ティムール ルビー

アジアの貢物

The TEMUR-RUBY

ティムール ルビーは、それを所有した6人の名前が刻まれており、持ち主のひとりであるティムール帝国のティムールの名を冠した宝石です。6人の名前が刻まれているとはいえ、全員の名前が判っているわけではなく、判読できるのは、「1628 58シャー・ジャハン」と「1739 ナディル・シャー」のみという事です。

さて、ティムール帝国(ティムール王朝とも)の建設者であるティムールは、モンゴル貴族の家系に生まれました。彼は、軍事の才能があり、その力により多くの国を攻撃し、勢力を伸ばしていきました。

1398年には、インドへ遠征し、デリーを占拠します。その際にティムールが手に入れた宝石がこのティムール ルビーで、353.5ctもある大きなものでした。

ティムールは、チンギス・ハンの子孫と結婚をします。「チンギス・ハンの末裔」と名乗ったとか名乗らないとかと言われているようですが、そもそもこのティムール ルビーは、チンギス・ハンの持ち物であったとかなかったとかと読んだ事があったような…(はっきりしていなくてごめんなさい。でももし、本当にチンギス・ハンの持ち物であったのならば、ティムールはその正当性をしらしめるためにこのティムール ルビーを欲したのか、それとも偶然なのか…)

しかし、ティムールが建設したティムール帝国は、ティムールの死後、分裂していきました。

ここからは、ティムール ルビーに名前を刻まれている人のお話に移りましょう。

シャー・ジャハンは、ムガール帝国の5代目皇帝です。ティムール ルビーには、シャー・ジャハンの名前の前に「1628 58」と刻まれていますが、これは、彼がムガール帝国の皇帝に即位していた時期と一致します。

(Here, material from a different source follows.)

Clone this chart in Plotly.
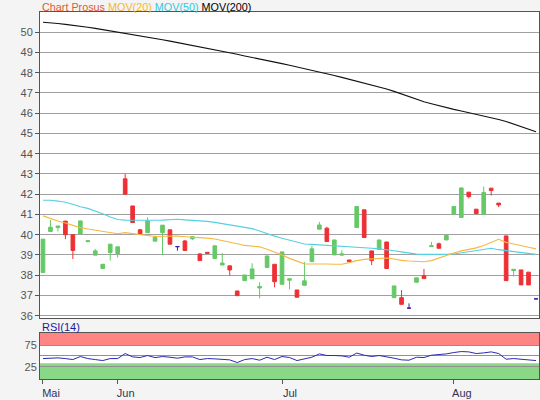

(ちなみに、シャー・ジャハンは、あの「タージ・マハル」を愛する奥様のために建設した張本人です。)

コ・イ・ヌールでも少し書きましたが、シャー・ジャハンは、その後の皇位継承争いにより、次の皇帝アウラングゼーブ・アラームギルにアグラ城に幽閉された後、ムガール帝国は衰退していきます。

1739年、ムガール帝国の首都デリーは、ナディル・シャー率いるアフシャール朝(現在のイラン・アフガン)に攻め込まれ、この時のムガール皇帝モハメッド・シャーは皇帝の称号を保証してもらう代わりに多くの財宝を差し出しました。この時、それらの財宝の中に、あったのがティムール ルビーというわけです。

その後、1849年にアジアとの貿易の独占権を与えられていた東インド会社により、イギリスに持ち帰り、イギリス王室に収められました。

ティムール ルビーは、シャー・ジャハン、ナディル・シャー、そしてイギリス王室へと持ち主が変わっていきますが、それはコ・イ・ヌールと同じ持ち主です。

さて、このティムール ルビーは、それまで世界最大のルビーと称されてきましたが、実は黒太子のルビーと同様にスピネルであることが判っています。